AIM: Output the full listing below exactly, without the pictures.

+ + + + + + +

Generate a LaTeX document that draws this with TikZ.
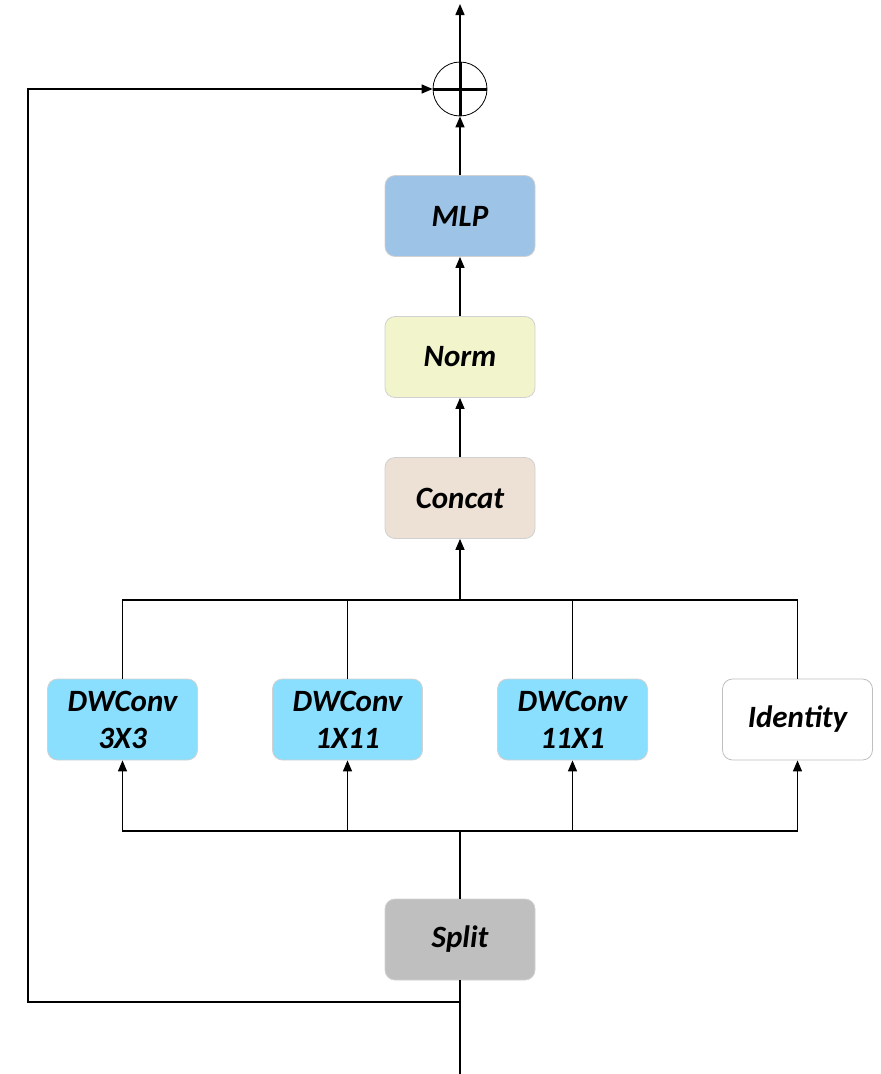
\documentclass[tikz,border=0pt]{standalone}
\usepackage{fontspec}
\setmainfont{Carlito}
\usetikzlibrary{arrows.meta}
\definecolor{mlpc}{HTML}{9DC3E6}
\definecolor{normc}{HTML}{F2F4CB}
\definecolor{concc}{HTML}{EDE0D4}
\definecolor{dwc}{HTML}{89DFFD}
\definecolor{splitc}{HTML}{BFBFBF}
\tikzset{
  blk/.style={rectangle, rounded corners=10pt, minimum width=150pt, minimum height=81pt,
    draw=black!18, line width=0.8pt, inner sep=0pt, align=center,
    font=\fontsize{31}{37}\selectfont\bfseries\itshape},
  wire/.style={line width=1.4pt, black},
  arr/.style={wire, -{Triangle[length=11pt,width=9pt]}},
}
\begin{document}
\begin{tikzpicture}[x=1pt,y=-1pt]
\useasboundingbox (0,0) rectangle (881,1074);
\node[blk, fill=mlpc] (mlp) at (460,216) {MLP};
\node[blk, fill=normc] (norm) at (460,357) {Norm};
\node[blk, fill=concc] (concat) at (460,498) {Concat};
\node[blk, fill=dwc] (dw1) at (122.5,719.5) {DWConv\\3X3};
\node[blk, fill=dwc] (dw2) at (347.5,719.5) {DWConv\\1X11};
\node[blk, fill=dwc] (dw3) at (572.5,719.5) {DWConv\\11X1};
\node[blk, fill=white, draw=black!25] (id) at (797.5,719.5) {Identity};
\node[blk, fill=splitc] (split) at (460,939.5) {Split};
\node[circle, draw, line width=0.8pt, minimum size=54pt, inner sep=0pt] (add) at (460,89) {};
\draw[line width=3pt] (add.north) -- (add.south) (add.west) -- (add.east);
\coordinate (top) at (460,4);
\coordinate (bot) at (460,1074);
\coordinate (loopa) at (460,1002);
\coordinate (loopb) at (28,1002);
\coordinate (loopc) at (28,89);
\coordinate (bin) at (460,831);
\coordinate (bout) at (460,600);
% top
\draw[arr] (add.north) -- (top);
\draw[arr] (mlp.north) -- (add.south);
\draw[arr] (norm.north) -- (mlp.south);
\draw[arr] (concat.north) -- (norm.south);
\draw[arr] (bout) -- (concat.south);
% output bus
\draw[wire] (dw1.north) |- (bout) -| (id.north);
\draw[wire] (dw2.north) -- (dw2.north |- bout);
\draw[wire] (dw3.north) -- (dw3.north |- bout);
% input bus
\draw[wire] (split.north) -- (bin);
\draw[arr] (bin) -| (dw1.south);
\draw[arr] (bin) -| (id.south);
\draw[arr] (dw2.south |- bin) -- (dw2.south);
\draw[arr] (dw3.south |- bin) -- (dw3.south);
% bottom and skip
\draw[wire] (split.south) -- (bot);
\draw[arr] (loopa) -- (loopb) -- (loopc) -- (add.west);
\end{tikzpicture}
\end{document}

+ + + + + + +

COMPLETED TASK:
Generate a LaTeX document that draws this with TikZ.
\documentclass[tikz,border=0pt]{standalone}
\usepackage{fontspec}
\setmainfont{Carlito}
\usetikzlibrary{arrows.meta}
\definecolor{mlpc}{HTML}{9DC3E6}
\definecolor{normc}{HTML}{F2F4CB}
\definecolor{concc}{HTML}{EDE0D4}
\definecolor{dwc}{HTML}{89DFFD}
\definecolor{splitc}{HTML}{BFBFBF}
\tikzset{
  blk/.style={rectangle, rounded corners=10pt, minimum width=150pt, minimum height=81pt,
    draw=black!18, line width=0.8pt, inner sep=0pt, align=center,
    font=\fontsize{31}{37}\selectfont\bfseries\itshape},
  wire/.style={line width=1.4pt, black},
  arr/.style={wire, -{Triangle[length=11pt,width=9pt]}},
}
\begin{document}
\begin{tikzpicture}[x=1pt,y=-1pt]
\useasboundingbox (0,0) rectangle (881,1074);
\node[blk, fill=mlpc] (mlp) at (460,216) {MLP};
\node[blk, fill=normc] (norm) at (460,357) {Norm};
\node[blk, fill=concc] (concat) at (460,498) {Concat};
\node[blk, fill=dwc] (dw1) at (122.5,719.5) {DWConv\\3X3};
\node[blk, fill=dwc] (dw2) at (347.5,719.5) {DWConv\\1X11};
\node[blk, fill=dwc] (dw3) at (572.5,719.5) {DWConv\\11X1};
\node[blk, fill=white, draw=black!25] (id) at (797.5,719.5) {Identity};
\node[blk, fill=splitc] (split) at (460,939.5) {Split};
\node[circle, draw, line width=0.8pt, minimum size=54pt, inner sep=0pt] (add) at (460,89) {};
\draw[line width=3pt] (add.north) -- (add.south) (add.west) -- (add.east);
\coordinate (top) at (460,4);
\coordinate (bot) at (460,1074);
\coordinate (loopa) at (460,1002);
\coordinate (loopb) at (28,1002);
\coordinate (loopc) at (28,89);
\coordinate (bin) at (460,831);
\coordinate (bout) at (460,600);
% top
\draw[arr] (add.north) -- (top);
\draw[arr] (mlp.north) -- (add.south);
\draw[arr] (norm.north) -- (mlp.south);
\draw[arr] (concat.north) -- (norm.south);
\draw[arr] (bout) -- (concat.south);
% output bus
\draw[wire] (dw1.north) |- (bout) -| (id.north);
\draw[wire] (dw2.north) -- (dw2.north |- bout);
\draw[wire] (dw3.north) -- (dw3.north |- bout);
% input bus
\draw[wire] (split.north) -- (bin);
\draw[arr] (bin) -| (dw1.south);
\draw[arr] (bin) -| (id.south);
\draw[arr] (dw2.south |- bin) -- (dw2.south);
\draw[arr] (dw3.south |- bin) -- (dw3.south);
% bottom and skip
\draw[wire] (split.south) -- (bot);
\draw[arr] (loopa) -- (loopb) -- (loopc) -- (add.west);
\end{tikzpicture}
\end{document}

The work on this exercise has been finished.